Qual é a dimensão política de um filme que expõe a violência da transfobia no Brasil de hoje?
É muito triste testemunhar este momento, em que a política brasileira é alimentada pelo medo e desinformação, gerando a paranóia coletiva e mesmo violência – inclusive contra a população LGBTQIA+. Por isso, é muito importante a safra de filmes brasileiros que trazem personagens trans, que contam histórias sobre trajetórias de pessoas trans ou que principalmente são criadas por pessoas trans. Ainda assim, isso não é o suficiente para modificar todo um sistema histórico de opressão machista e transfóbica de uma hora para outra.
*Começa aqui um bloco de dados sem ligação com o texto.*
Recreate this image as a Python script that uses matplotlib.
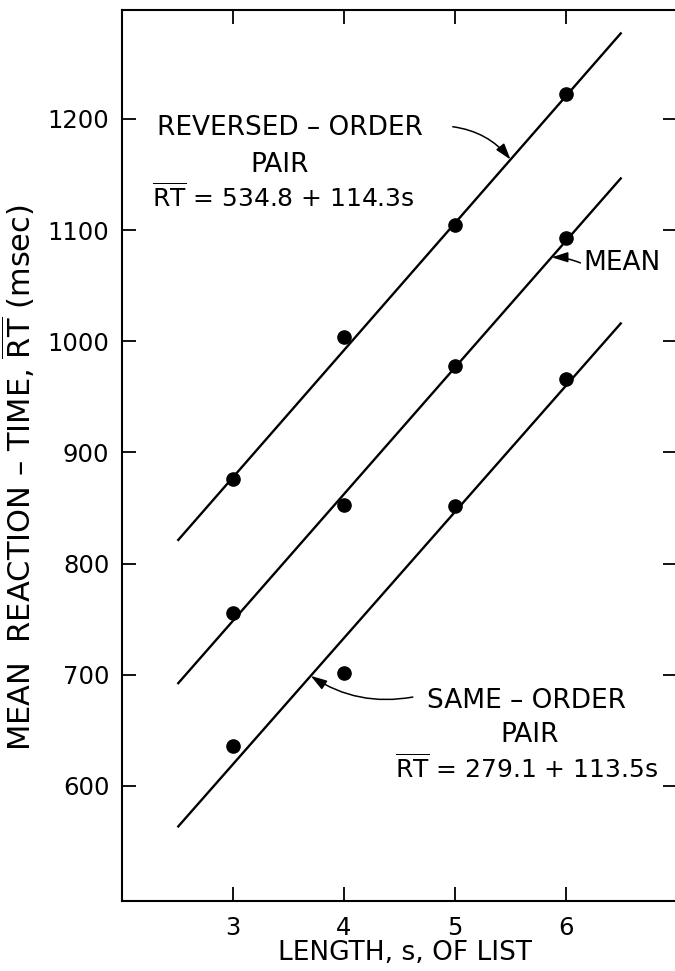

Além de filmes, precisamos discutir e avançar sobre esses temas na escola, nos espaços de trabalho, na família, nas igrejas, nas leis, nas políticas de saúde pública etc. Assim, quem sabe, as pessoas trans passem a ser respeitadas em mais espaços. Consigam, assim, entrar e permanecer no sistema educacional, ter acesso às oportunidades do mercado de trabalho sem empecilhos, não tenham que enfrentar estigmas e dificuldades para se relacionar amorosamente e serem amadas e acolhidas por suas famílias.
Existiria um “projeto” cinematográfico, qual um pólo, no Centro-Oeste? Como seria? Que cineastas daí hoje ecoam com uma produção regional/universal?
No Brasil de agora, não consigo observar nenhum projeto cultural possível que não seja o de resistência e salvação do cinema nacional. Pois o que está dado é que há um projeto muito bem definido, do atual governo, que busca corroer as instituições culturais, as políticas de apoio à cultura e a total paralisação de editais nacionais de suporte à cultura, em especial ao cinema, que é uma arte tão custosa. Nesse sentido, todo esforço de mobilização para o fortalecimento e resistência do nosso setor é fundamental. Mesmo com o incentivo federal que o cinema teve anos atrás, uma cena cinematográfica em Mato Grosso, estado de onde venho, não conseguiu se erguer com força. Há inúmeros fatores que ajudam a criar o ambiente para que um pólo surja em determinada região. Mas acredito que é preciso, principalmente, haver um esforço de política pública voltada para isso. Existem pessoas talentosíssimas em Mato Grosso, cheias de vontade e amor por cinema. Mas, infelizmente, isso não é o suficiente para que um pólo cinematográfico se crie e se sustente. O apoio público é fundamental para que isso possa florescer e progressivamente expandir, trazendo não só riqueza no sentido cultural, mas também contribuindo para a economia.